Time to Talk to the Taliban
The Trump administration deserves credit for its willingness to come to the table.
After nearly two decades of war, occupation, and nation building, Washington may finally be willing to try talking to the Taliban. The Trump administration has directed U.S. diplomats to reach out to Taliban leadership, The New York Times reported Monday, "in the hope of jump-starting negotiations to end the 17-year war" in Afghanistan.
It's about time, for U.S. intervention in Afghanistan has long since evolved from retaliation for 9/11 into counterproductive morass. It is not making the United States more secure or defending any vital U.S. interest. For far too long, Afghanistan has been an enormously costly conflict for America, claiming the lives of thousands of U.S. soldiers and adding trillions to our national debt. That price has bought us, at best, a generational stalemate. This is what strategic failure looks like.
Nor is what we're doing in Afghanistan now working for the Afghan people. The war has killed more than 100,000 Afghans since 2001, and the United Nations Assistance Mission in Afghanistan (UNAMA) reports more civilians were killed in the first six months of 2018 than in the same period of any year since 2009, the first year UNAMA began gathering this data.
Most troubling, the Taliban has steadily increased its territorial holds in recent years, wielding complete control of at least 14 districts and maintaining what a BBC study dubbed "an active and open physical presence" in fully 70 percent of Afghanistan. The United States has spent, adjusted for inflation, more on rebuilding Afghanistan than we dropped on the Marshall Plan to rebuild Europe after World War II, and yet the country remains desperately poor. Most of that money was lost to corruption and waste.
Like former Presidents Barack Obama and George W. Bush before him, President Donald Trump has tried to break this stagnation of violence with a military surge. Against his better instincts, heeding the counsel of hawkish advisers like the since-ousted National Security Adviser H.R. McMaster, Trump sent thousands of additional U.S. troops to Afghanistan this past fall. Though dressed in different language, his "new" direction for Afghanistan was essentially more of the same.
Trump's surge was the fifth of its kind, and it did not work because it could not work—any more than its larger and pricier predecessors could have. (The administration did not try to explain how sending several thousand more troops could accomplish what about 140,000 outside forces in Afghanistan in 2010 and 2011 could not, likely because no rational explanation exists.) Indeed, the United States has no route to military victory in Afghanistan at all, as Defense Secretary James Mattis acknowledged in March. The only plausible victory, Mattis admitted, "will be a political reconciliation" between the Afghan government and those "on the Taliban side … who are tired of fighting."
It is to those factions the Trump administration is now wise to turn its attention. Trump's "Afghanistan strategy is not making a fundamental difference in rolling back Taliban gains," the Times report notes, and the Taliban has refused to participate in the locally-led peace process the Afghan government has been attempting to foster for months. The Taliban wants to deal with Washington, and the administration deserves credit for its willingness to come to the table.
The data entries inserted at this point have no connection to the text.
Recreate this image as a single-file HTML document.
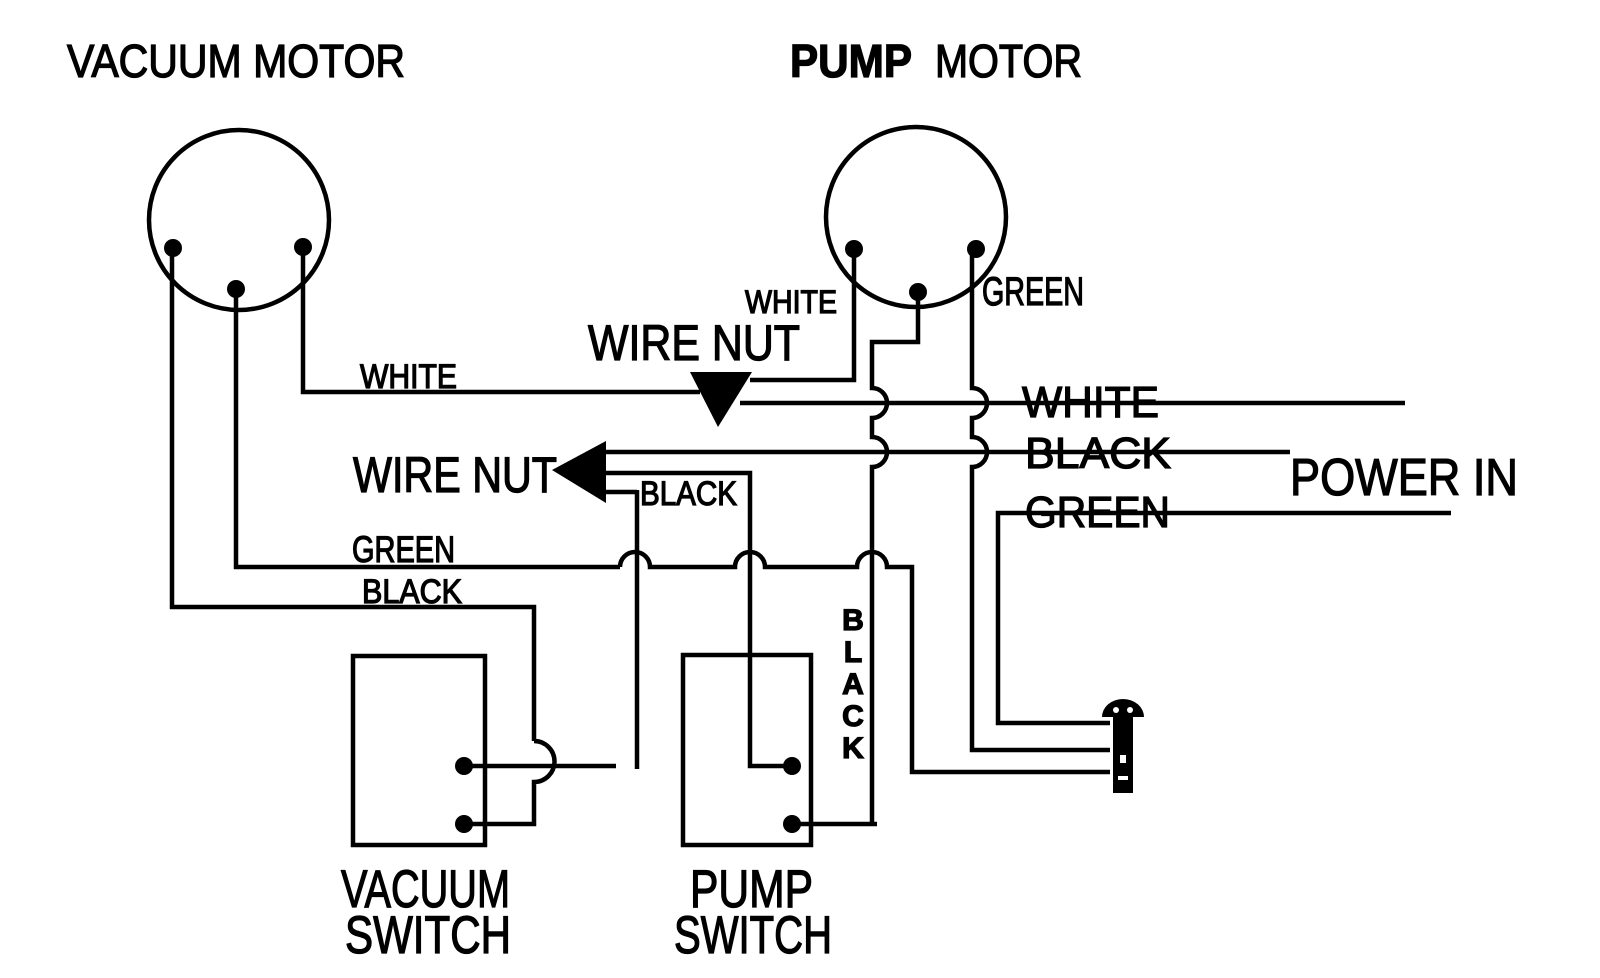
<!DOCTYPE html>
<html><head><meta charset="utf-8"><style>
html,body{margin:0;padding:0;background:#fff;}
svg{display:block;}
text{font-family:"Liberation Sans",sans-serif;fill:#000;stroke:#000;stroke-width:1.3;}
</style></head><body>
<svg width="1600" height="978" viewBox="0 0 1600 978" xmlns="http://www.w3.org/2000/svg">
<g fill="none" stroke="#000" stroke-width="4.5" stroke-linejoin="miter">
<circle cx="239" cy="220" r="90"/>
<circle cx="916" cy="217" r="90"/>
<polyline points="303,247 303,392 700,392"/>
<polyline points="236,289 236,567 620,567"/>
<path d="M620,567 a15,15 0 0 1 30,0 L735,567 a15,15 0 0 1 30,0 L857,567 a15,15 0 0 1 30,0 L912,567 L912,772 L1110,772"/>
<polyline points="172,248 172,607 534,607 534,741"/>
<path d="M534,741 a20,20 0 0 1 0,41 L534,824 L462,824"/>
<rect x="353" y="656" width="132" height="189"/>
<line x1="462" y1="766" x2="616" y2="766"/>
<polyline points="637,492 605,492"/>
<line x1="637" y1="490" x2="637" y2="769"/>
<rect x="683" y="655" width="128" height="190"/>
<polyline points="605,473 750,473 750,766 790,766"/>
<polyline points="790,824 877,824"/>
<polyline points="854,249 854,380 750,380"/>
<line x1="740" y1="403" x2="1405" y2="403"/>
<line x1="605" y1="452" x2="1290" y2="452"/>
<polyline points="1451,513 998,513 998,723 1110,723"/>
<path d="M918,292 L918,342 L872,342 L872,388 a15,15 0 0 1 0,30 L872,437 a15,15 0 0 1 0,30 L872,824"/>
<path d="M972,249 L972,388 a15,15 0 0 1 0,30 L972,437 a15,15 0 0 1 0,30 L972,750 L1110,750"/>
</g>
<g fill="#000">
<circle cx="173" cy="248" r="9"/><circle cx="236" cy="289" r="9"/><circle cx="303" cy="247" r="9"/>
<circle cx="854" cy="249" r="9"/><circle cx="918" cy="292" r="9"/><circle cx="976" cy="249" r="9"/>
<circle cx="464" cy="766" r="9"/><circle cx="464" cy="824" r="9"/>
<circle cx="792" cy="766" r="9"/><circle cx="792" cy="824" r="9"/>
<polygon points="690,372 752,372 718,427"/>
<polygon points="552,470 606,441 606,503"/>
<path d="M1102,717 a21,18 0 0 1 42,0 Z"/>
<rect x="1113" y="715" width="20" height="78"/>
</g>
<g fill="#fff"><rect x="1120" y="755" width="6" height="8"/><rect x="1118" y="776" width="10" height="4"/><circle cx="1116" cy="710" r="3"/><circle cx="1130" cy="710" r="3"/></g>
<g font-weight="normal">
<text x="67" y="77" font-size="46" textLength="338" lengthAdjust="spacingAndGlyphs">VACUUM  MOTOR</text>
<text x="790" y="77" font-size="46" font-weight="bold" textLength="122" lengthAdjust="spacingAndGlyphs">PUMP</text>
<text x="935" y="77" font-size="46" textLength="147" lengthAdjust="spacingAndGlyphs">MOTOR</text>
<text x="588" y="360" font-size="50" textLength="212" lengthAdjust="spacingAndGlyphs">WIRE  NUT</text>
<text x="353" y="492" font-size="50" textLength="204" lengthAdjust="spacingAndGlyphs">WIRE NUT</text>
<text x="745" y="313" font-size="32" textLength="92" lengthAdjust="spacingAndGlyphs">WHITE</text>
<text x="982" y="305" font-size="40" textLength="102" lengthAdjust="spacingAndGlyphs">GREEN</text>
<text x="360" y="388" font-size="34" textLength="97" lengthAdjust="spacingAndGlyphs">WHITE</text>
<text x="640" y="505" font-size="34" textLength="97" lengthAdjust="spacingAndGlyphs">BLACK</text>
<text x="352" y="562" font-size="37" textLength="103" lengthAdjust="spacingAndGlyphs">GREEN</text>
<text x="362" y="603" font-size="34" textLength="100" lengthAdjust="spacingAndGlyphs">BLACK</text>
<text x="1022" y="417" font-size="44" textLength="137" lengthAdjust="spacingAndGlyphs">WHITE</text>
<text x="1025" y="468" font-size="44" textLength="146" lengthAdjust="spacingAndGlyphs">BLACK</text>
<text x="1025" y="527" font-size="44" textLength="145" lengthAdjust="spacingAndGlyphs">GREEN</text>
<text x="1290" y="495" font-size="52" textLength="228" lengthAdjust="spacingAndGlyphs">POWER  IN</text>
<text x="341" y="907" font-size="53" textLength="169" lengthAdjust="spacingAndGlyphs">VACUUM</text>
<text x="345" y="953" font-size="53" textLength="166" lengthAdjust="spacingAndGlyphs" stroke-width="2">SWITCH</text>
<text x="690" y="907" font-size="53" textLength="123" lengthAdjust="spacingAndGlyphs" stroke-width="0.3">PUMP</text>
<text x="674" y="953" font-size="53" textLength="158" lengthAdjust="spacingAndGlyphs" stroke-width="2">SWITCH</text>
<g font-size="30" font-weight="bold" text-anchor="middle">
<text x="853" y="630">B</text><text x="853" y="662">L</text><text x="853" y="694">A</text><text x="853" y="726">C</text><text x="853" y="758">K</text>
</g>
</g>
</svg>
</body></html>
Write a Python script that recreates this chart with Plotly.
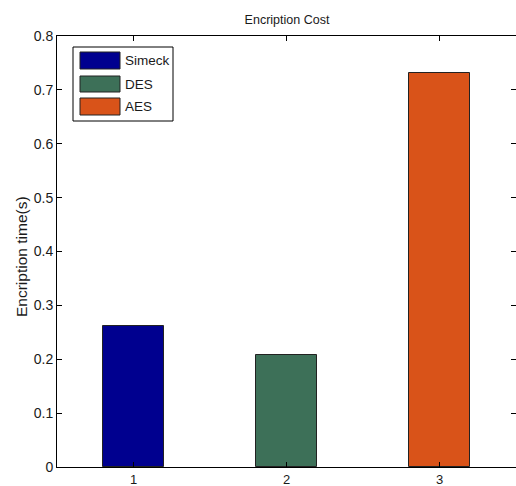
import plotly.graph_objects as go

categories = [1, 2, 3]
series_names = ["Simeck", "DES", "AES"]
values = [0.261, 0.207, 0.732]
colors = ["#00008F", "#3D7058", "#D95319"]
y_ticks = [0, 0.1, 0.2, 0.3, 0.4, 0.5, 0.6, 0.7, 0.8]
y_tick_labels = ["0", "0.1", "0.2", "0.3", "0.4", "0.5", "0.6", "0.7", "0.8"]
x_tick_labels = ["1", "2", "3"]

W, H = 516, 486
L, R, T, B = 57, 0, 36, 19
pw, ph = W - L - R, H - T - B

FONT = "Liberation Sans, Arial, sans-serif"
TXT = "#1a1a1a"

fig = go.Figure()
for c, n, v, col in zip(categories, series_names, values, colors):
    fig.add_trace(go.Bar(
        x=[c], y=[v], name=n, width=0.4,
        marker=dict(color=col, line=dict(color="#222222", width=1)),
        showlegend=False,
    ))

def px_x(p):
    return (p - L) / pw

def px_y(p):
    return (H - B - p) / ph

shapes = [dict(type="rect", xref="paper", yref="paper",
               x0=px_x(73), x1=px_x(173), y0=px_y(121), y1=px_y(47),
               line=dict(color="#000000", width=1), fillcolor="white")]
annotations = []
rows = [(52, 69), (76, 92), (98, 115)]
for (top, bot), n, col in zip(rows, series_names, colors):
    shapes.append(dict(type="rect", xref="paper", yref="paper",
                       x0=px_x(80), x1=px_x(120), y0=px_y(bot), y1=px_y(top),
                       line=dict(color="#222222", width=1), fillcolor=col))
    annotations.append(dict(xref="paper", yref="paper", x=px_x(123), y=px_y((top + bot) / 2),
                            text=n, showarrow=False, xanchor="left", yanchor="middle",
                            font=dict(family=FONT, size=13.5, color=TXT)))

# y-axis title
annotations.append(dict(xref="paper", yref="paper", x=px_x(21), y=px_y(257),
                        text="Encription time(s)", textangle=-90, showarrow=False,
                        xanchor="center", yanchor="middle",
                        font=dict(family=FONT, size=15.5, color=TXT)))

fig.update_layout(
    width=W, height=H,
    margin=dict(l=L, r=R, t=T, b=B, autoexpand=False),
    paper_bgcolor="white", plot_bgcolor="white",
    title=dict(text="Encription Cost", x=287 / W, xanchor="center",
               y=1 - 20 / H, yanchor="middle",
               font=dict(family=FONT, size=12.5, color=TXT)),
    shapes=shapes,
    annotations=annotations,
    bargap=0,
)
fig.update_xaxes(
    range=[0.5, 3.5], tickvals=categories, ticktext=x_tick_labels,
    showgrid=False, zeroline=False, showline=True, linecolor="black", linewidth=1,
    mirror="ticks", ticks="inside", ticklen=5, tickcolor="black",
    tickfont=dict(family=FONT, size=13, color=TXT), automargin=False,
)
fig.update_yaxes(
    range=[0, 0.8], tickvals=y_ticks, ticktext=y_tick_labels,
    showgrid=False, zeroline=False, showline=True, linecolor="black", linewidth=1,
    mirror="ticks", ticks="inside", ticklen=5, tickcolor="black",
    tickfont=dict(family=FONT, size=14, color=TXT), automargin=False,
)

fig.write_html("out.html", config={"displayModeBar": False},
               post_script="document.body.style.margin='0px';document.body.style.overflow='hidden';")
The objection to negotiating with the Taliban is predictable: This is a terrorist organization. And though the Taliban has no ambitions and poses no threat outside of Afghanistan, let alone attempted attacks on the U.S. or Europe like al Qaeda, its evil is undeniable.
Still, though the United States likes to claim a policy of not negotiating with terrorists, the reality is we do. And the reason is simple: Sometimes negotiating with terrible people is the least bad option. It's not ideal. It's not easy or ethically uncomplicated. It won't solve all of Afghanistan's many systemic problems. But it is the United States' best shot at extrication from a nothing-left-to-win war turned nation building debacle. It is also Afghanistan's best shot at ending the ongoing violence that has plagued this country for decades.
The "American role will be important," Secretary of State Mike Pompeo said in Kabul this month, "but we can't run the peace talks. We can't settle this from the outside. This will be settled by the Afghan people coming together, their cumulative realization that living together in harmony and peace, treating each other with dignity" is the next necessary step. Aside from requiring inclusion of the Afghan government in negotiations, Pompeo's State Department has prudently decided to set no preconditions to these talks. Everything, including, in the Times' paraphrase, "the presence of American and NATO troops in Afghanistan," is up for discussion.
We've spent 17 years systematically proving there is no external military solution that can impose security on Afghanistan. Under Democratic or Republican leadership, with a small or large force on the ground, using tightly targeted strikes or the MOAB—it doesn't matter. The only possible resolution is a political one. Diplomacy, unencumbered by the illusion that military power can solve Afghanistan's political problems, is the only viable way forward.